-- begin --

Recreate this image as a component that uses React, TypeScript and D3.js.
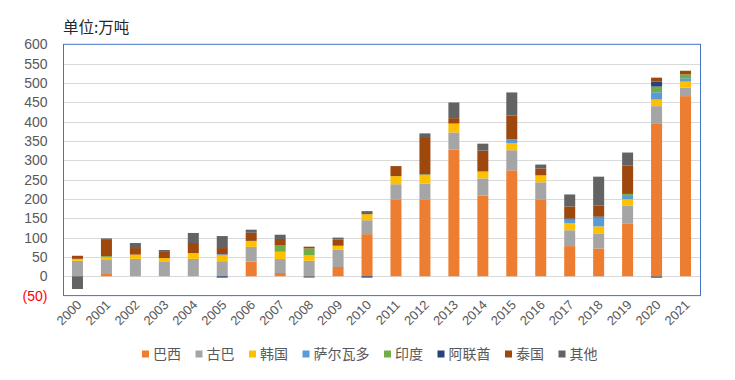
import React from "react";
import * as d3 from "d3";

const years = ["2000","2001","2002","2003","2004","2005","2006","2007","2008","2009","2010","2011","2012","2013","2014","2015","2016","2017","2018","2019","2020","2021"];
const brazil = [0,8,0,0,0,0,38,8.5,0,24,109,199,199,328,209,274,199,78,72,137,394,466];
const cuba = [40,34,45,37,45,39,38,36,40,45,36,39,41,44,44,52,44,41,39,45,46,22];
const korea = [5,7,11,10,15,15,15.5,19,14,10,15.5,21,21,23,18,18,18,18,18,17,17,15.5];
const salvador = [0,0,0,0,0,3,0,0,0,0,0,0,0,0,0,10,0,10,23,11,19,8.6];
const india = [0,3,0,0,0,0,0,16,18,0,0,0,2.6,0,0,0,0,0,0,3,14.7,10];
const uae = [0,0,0,0,0,-3.5,0,0,0,0,-3.5,0,0,0,0,0,0,2.6,2.6,0,13,0];
const thailand = [8,42,17,18,26,16,21,17,4.5,16,0,26,94,14,54,62,18,31,28,73,10,9.5];
const other = [-33,4,13,3,26,31,8,11,-3.5,5,8,0,12,40.5,18,59.5,10,31,75,34,-4,0];

const seriesNames = ["巴西","古巴","韩国","萨尔瓦多","印度","阿联酋","泰国","其他"];
const seriesValues = [brazil, cuba, korea, salvador, india, uae, thailand, other];
const colors = ["#ED7D31","#A5A5A5","#FFC000","#5B9BD5","#70AD47","#264478","#9E480E","#636363"];
const yTicks = [-50,0,50,100,150,200,250,300,350,400,450,500,550,600];

const W = 735, H = 380;
const left = 63, right = 700, top = 44.3, bottom = 295.6;
const numFont = "'Liberation Sans', Arial, sans-serif";
const cjkFont = "'Noto Sans CJK SC', sans-serif";

export default function App() {
  const x = d3.scaleBand<string>().domain(years).range([left, right]).paddingInner(0.62).paddingOuter(0.31);
  const y = d3.scaleLinear().domain([-50, 600]).range([bottom, top]);
  const rows = years.map((yr, i) => {
    const r: any = { year: yr };
    seriesNames.forEach((n, k) => { r[n] = seriesValues[k][i]; });
    return r;
  });
  const stack = d3.stack<any>().keys(seriesNames).offset(d3.stackOffsetDiverging);
  const layers = stack(rows);

  const legendItems: { name: string; x: number; color: string }[] = [];
  let lx = 142;
  seriesNames.forEach((n, k) => {
    legendItems.push({ name: n, x: lx, color: colors[k] });
    lx += 11 + n.length * 14 + 14.5;
  });

  return (
    <svg width={W} height={H} style={{ position: "absolute", left: 0, top: 0, background: "#fff" }}>
      <text x={63} y={33} fontFamily={cjkFont} fontSize={15.5} fill="#262626">单位:万吨</text>
      {yTicks.map((t) => (
        <g key={t}>
          {t > -50 && t < 600 && (
            <line x1={left} x2={right} y1={Math.round(y(t)) + 0.5} y2={Math.round(y(t)) + 0.5} stroke="#D9D9D9" strokeWidth={1} />
          )}
          <text x={47.5} y={y(t)} dy="0.35em" textAnchor="end" fontFamily={numFont} fontSize={14} fill={t < 0 ? "#FF0000" : "#595959"}>
            {t < 0 ? `(${-t})` : t}
          </text>
        </g>
      ))}
      {layers.map((layer, k) => (
        <g key={layer.key} fill={colors[k]}>
          {layer.map((d, i) => {
            const y0 = y(d[0]), y1 = y(d[1]);
            const h = Math.abs(y0 - y1);
            if (h < 0.01) return null;
            return <rect key={i} x={x(years[i])!} width={x.bandwidth()} y={Math.min(y0, y1)} height={h} />;
          })}
        </g>
      ))}
      <rect x={left + 0.5} y={top} width={right - left} height={bottom - top} fill="none" stroke="#4472C4" strokeWidth={1} />
      {years.map((yr) => {
        const cx = x(yr)! + x.bandwidth() / 2;
        return (
          <text key={yr} transform={`translate(${cx + 5},${bottom + 10}) rotate(-45)`} textAnchor="end" fontFamily={numFont} fontSize={13} fill="#595959">{yr}</text>
        );
      })}
      {legendItems.map((it) => (
        <g key={it.name}>
          <rect x={it.x} y={350.5} width={7} height={7} fill={it.color} />
          <text x={it.x + 11} y={359} fontFamily={cjkFont} fontSize={14} fill="#595959">{it.name}</text>
        </g>
      ))}
    </svg>
  );
}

-- end --

** Requirements **
Skip the pictures and restate exactly the lines from the beginning of the listing to the line with "import * as", that line included.

** Completed task **
Recreate this image as a component that uses React, TypeScript and D3.js.
import React from "react";
import * as d3 from "d3";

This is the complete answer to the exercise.